10. Of the value of this Method in geological speculations, no doubt can be entertained. Yet it must still require a grave and profound consideration, in so vast an application of the Method as that attempted by Sir C. Lyell, to determine what extent we may allow to the steps of our gradation; and to decide how far the changes which have taken place in distant parts of the series may exceed those of which we have historical knowledge, without ceasing to be of the same kind. Those who, dwelling in a city, see, from time to time, one house built and another pulled down, may say that such existing causes, operating through past time, sufficiently explain the existing condition of the city. Yet we arrive at important political and historical truths, by considering the origin of a city as an event of a different order from those daily changes. The causes which are now working to produce geological results, may be supposed to have been, at some former epoch, so far exaggerated in their operation, that the changes 228 should be paroxysms, not degrees;—that they should violate, not continue, the gradual series. And we have no kind of evidence whether the duration of our historical times is sufficient to give us a just measure of the limits of such degrees;—whether the terms which we have under our notice enable us to ascertain the average rate of progression.

11. The result of such considerations seems to be this:—that we may apply the Method of Gradation in the investigation of geological causes, provided we leave the Limits of the Gradation undefined. But, then, this is equivalent to the admission of the opposite hypothesis: for a continuity of which the successive intervals are not limited, is not distinguishable from discontinuity.
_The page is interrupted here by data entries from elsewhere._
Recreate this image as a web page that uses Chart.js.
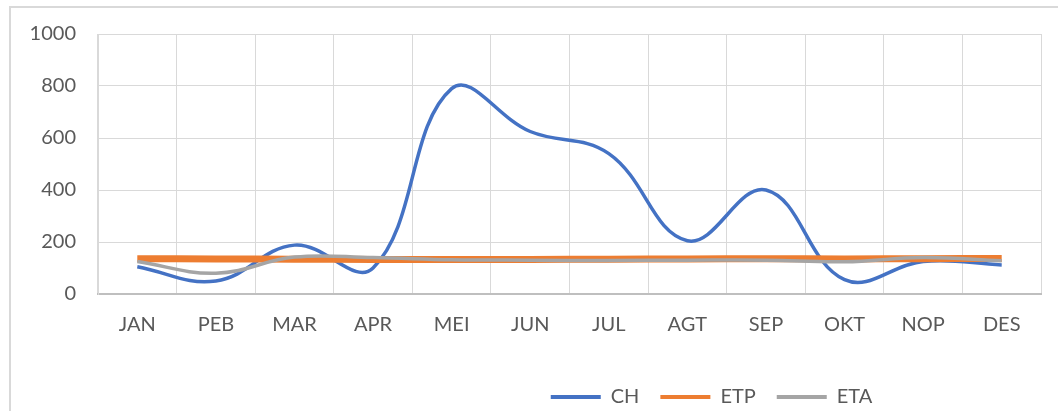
<!DOCTYPE html>
<html>
<head>
<meta charset="utf-8">
<script src="https://cdn.jsdelivr.net/npm/chart.js@4/dist/chart.umd.min.js"></script>
<style>
  html, body { margin: 0; padding: 0; background: #fff; overflow: hidden; }
  #wrap { position: relative; width: 1058px; height: 411px; }
  #frame { position: absolute; left: 9px; top: 6px; width: 1100px; height: 500px; border: 2px solid #d9d9d9; box-sizing: border-box; }
  canvas { position: absolute; left: 0; top: 0; }
</style>
</head>
<body>
<div id="wrap">
  <div id="frame"></div>
  <canvas id="chart" width="1058" height="411"></canvas>
</div>
<script>
// Months (Indonesian abbreviations)
const months = ['JAN', 'PEB', 'MAR', 'APR', 'MEI', 'JUN', 'JUL', 'AGT', 'SEP', 'OKT', 'NOP', 'DES'];

// Series values
const chValues  = [105, 50, 188, 100, 790, 625, 540, 205, 400, 55, 125, 112];
const etpValues = [136, 135, 134, 133, 133, 133, 134, 135, 136, 135, 136, 137];
const etaValues = [125, 80, 142, 140, 132, 130, 129, 130, 130, 124, 140, 128];

const yTicks = [0, 200, 400, 600, 800, 1000];

const textColor = '#595959';
const gridColor = '#d9d9d9';
const fontFamily = 'Lato, "Open Sans", sans-serif';

// Legend sits right of centre in the original, nudge it over
const legendShift = {
    id: 'legendShift',
    afterLayout: function(chart) {
        const lg = chart.legend;
        if (!lg) return;
        lg.left += 191;
        lg.right += 191;
        lg.top += 8;
        lg.bottom += 8;
    }
};

const ctx = document.getElementById('chart').getContext('2d');

new Chart(ctx, {
    type: 'line',
    data: {
        labels: months,
        datasets: [
            {
                label: 'CH',
                data: chValues,
                borderColor: '#4472c4',
                backgroundColor: '#4472c4',
                borderWidth: 3.5,
                tension: 0.4,
                pointRadius: 0,
                order: 3
            },
            {
                label: 'ETP',
                data: etpValues,
                borderColor: '#ed7d31',
                backgroundColor: '#ed7d31',
                borderWidth: 7,
                tension: 0.4,
                pointRadius: 0,
                order: 2
            },
            {
                label: 'ETA',
                data: etaValues,
                borderColor: '#a5a5a5',
                backgroundColor: '#a5a5a5',
                borderWidth: 3.5,
                tension: 0.4,
                pointRadius: 0,
                order: 1
            }
        ]
    },
    plugins: [legendShift],
    options: {
        responsive: false,
        animation: false,
        layout: {
            padding: { left: 0, right: 17, top: 30, bottom: 2 }
        },
        plugins: {
            tooltip: { enabled: false },
            legend: {
                position: 'bottom',
                labels: {
                    boxWidth: 50,
                    boxHeight: 0,
                    padding: 21,
                    color: textColor,
                    font: { family: fontFamily, size: 20 },
                    generateLabels: function(chart) {
                        return chart.data.datasets.map((ds, i) => ({
                            text: ds.label,
                            fillStyle: ds.borderColor,
                            strokeStyle: ds.borderColor,
                            lineWidth: 4,
                            hidden: false,
                            datasetIndex: i,
                            fontColor: textColor
                        }));
                    }
                }
            }
        },
        scales: {
            x: {
                offset: true,
                grid: { color: gridColor, lineWidth: 1, drawTicks: false, offset: true },
                border: { color: '#bfbfbf', width: 2 },
                ticks: {
                    color: textColor,
                    padding: 19,
                    font: { family: fontFamily, size: 20 }
                },
                afterFit: function(scale) { scale.height = 64; }
            },
            y: {
                min: 0,
                max: 1000,
                afterBuildTicks: function(scale) {
                    scale.ticks = yTicks.map(v => ({ value: v }));
                },
                grid: { color: gridColor, lineWidth: 1, drawTicks: false },
                border: { color: gridColor, width: 1 },
                ticks: {
                    color: textColor,
                    padding: 22,
                    font: { family: fontFamily, size: 20 },
                    callback: function(value) { return String(value); }
                },
                afterFit: function(scale) { scale.width = 98; }
            }
        }
    }
});
</script>
</body>
</html>
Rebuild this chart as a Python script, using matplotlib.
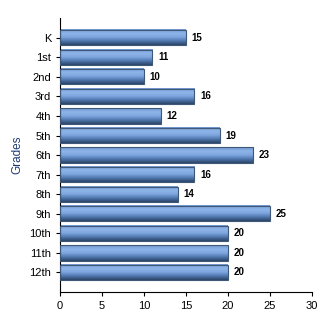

The geological sects of recent times have been distinguished as uniformitarians and catastrophists: the Method of Gradation seems to prove the doctrine of the uniformitarians; but then, at the same time that it does this, it breaks down the distinction between them and the catastrophists.

There are other exemplifications of the use of gradations in Science which well deserve notice: but some of them are of a kind somewhat different, and may be considered under a separate head.